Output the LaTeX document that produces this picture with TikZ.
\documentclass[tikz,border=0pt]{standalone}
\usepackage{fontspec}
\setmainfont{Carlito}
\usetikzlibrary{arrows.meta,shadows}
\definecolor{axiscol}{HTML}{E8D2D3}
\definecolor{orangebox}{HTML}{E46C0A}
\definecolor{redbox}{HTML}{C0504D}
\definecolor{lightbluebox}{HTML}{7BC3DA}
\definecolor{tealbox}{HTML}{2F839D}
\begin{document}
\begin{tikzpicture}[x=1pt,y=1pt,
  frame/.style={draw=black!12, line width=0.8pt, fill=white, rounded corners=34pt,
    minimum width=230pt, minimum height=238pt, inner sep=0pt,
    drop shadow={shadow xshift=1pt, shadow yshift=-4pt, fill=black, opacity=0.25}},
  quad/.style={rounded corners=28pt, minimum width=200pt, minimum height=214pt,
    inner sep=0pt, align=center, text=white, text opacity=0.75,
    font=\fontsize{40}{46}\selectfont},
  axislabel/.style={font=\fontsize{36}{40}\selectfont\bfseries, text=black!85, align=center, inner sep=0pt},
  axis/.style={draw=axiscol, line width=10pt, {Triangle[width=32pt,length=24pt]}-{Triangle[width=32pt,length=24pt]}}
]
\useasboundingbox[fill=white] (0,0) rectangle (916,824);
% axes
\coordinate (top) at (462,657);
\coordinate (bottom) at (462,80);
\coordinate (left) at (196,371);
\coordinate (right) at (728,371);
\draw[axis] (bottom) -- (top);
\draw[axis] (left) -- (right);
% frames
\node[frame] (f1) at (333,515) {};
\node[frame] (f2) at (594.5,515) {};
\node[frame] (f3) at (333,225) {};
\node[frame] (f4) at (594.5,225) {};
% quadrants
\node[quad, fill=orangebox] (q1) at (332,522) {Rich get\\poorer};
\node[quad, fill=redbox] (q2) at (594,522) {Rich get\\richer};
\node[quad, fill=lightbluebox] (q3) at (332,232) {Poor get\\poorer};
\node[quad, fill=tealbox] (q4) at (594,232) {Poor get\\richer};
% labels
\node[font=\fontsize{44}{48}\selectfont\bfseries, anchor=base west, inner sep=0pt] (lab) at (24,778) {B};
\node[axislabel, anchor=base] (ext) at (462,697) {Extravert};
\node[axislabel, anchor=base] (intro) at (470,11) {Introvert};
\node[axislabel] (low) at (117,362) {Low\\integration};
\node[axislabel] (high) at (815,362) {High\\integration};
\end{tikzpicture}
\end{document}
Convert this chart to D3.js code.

YOUR OBJECTIVE. Repeat every entry exactly, please.

TASK OUTPUT.
Output the LaTeX document that produces this picture with TikZ.
\documentclass[tikz,border=0pt]{standalone}
\usepackage{fontspec}
\setmainfont{Carlito}
\usetikzlibrary{arrows.meta,shadows}
\definecolor{axiscol}{HTML}{E8D2D3}
\definecolor{orangebox}{HTML}{E46C0A}
\definecolor{redbox}{HTML}{C0504D}
\definecolor{lightbluebox}{HTML}{7BC3DA}
\definecolor{tealbox}{HTML}{2F839D}
\begin{document}
\begin{tikzpicture}[x=1pt,y=1pt,
  frame/.style={draw=black!12, line width=0.8pt, fill=white, rounded corners=34pt,
    minimum width=230pt, minimum height=238pt, inner sep=0pt,
    drop shadow={shadow xshift=1pt, shadow yshift=-4pt, fill=black, opacity=0.25}},
  quad/.style={rounded corners=28pt, minimum width=200pt, minimum height=214pt,
    inner sep=0pt, align=center, text=white, text opacity=0.75,
    font=\fontsize{40}{46}\selectfont},
  axislabel/.style={font=\fontsize{36}{40}\selectfont\bfseries, text=black!85, align=center, inner sep=0pt},
  axis/.style={draw=axiscol, line width=10pt, {Triangle[width=32pt,length=24pt]}-{Triangle[width=32pt,length=24pt]}}
]
\useasboundingbox[fill=white] (0,0) rectangle (916,824);
% axes
\coordinate (top) at (462,657);
\coordinate (bottom) at (462,80);
\coordinate (left) at (196,371);
\coordinate (right) at (728,371);
\draw[axis] (bottom) -- (top);
\draw[axis] (left) -- (right);
% frames
\node[frame] (f1) at (333,515) {};
\node[frame] (f2) at (594.5,515) {};
\node[frame] (f3) at (333,225) {};
\node[frame] (f4) at (594.5,225) {};
% quadrants
\node[quad, fill=orangebox] (q1) at (332,522) {Rich get\\poorer};
\node[quad, fill=redbox] (q2) at (594,522) {Rich get\\richer};
\node[quad, fill=lightbluebox] (q3) at (332,232) {Poor get\\poorer};
\node[quad, fill=tealbox] (q4) at (594,232) {Poor get\\richer};
% labels
\node[font=\fontsize{44}{48}\selectfont\bfseries, anchor=base west, inner sep=0pt] (lab) at (24,778) {B};
\node[axislabel, anchor=base] (ext) at (462,697) {Extravert};
\node[axislabel, anchor=base] (intro) at (470,11) {Introvert};
\node[axislabel] (low) at (117,362) {Low\\integration};
\node[axislabel] (high) at (815,362) {High\\integration};
\end{tikzpicture}
\end{document}
Convert this chart to D3.js code.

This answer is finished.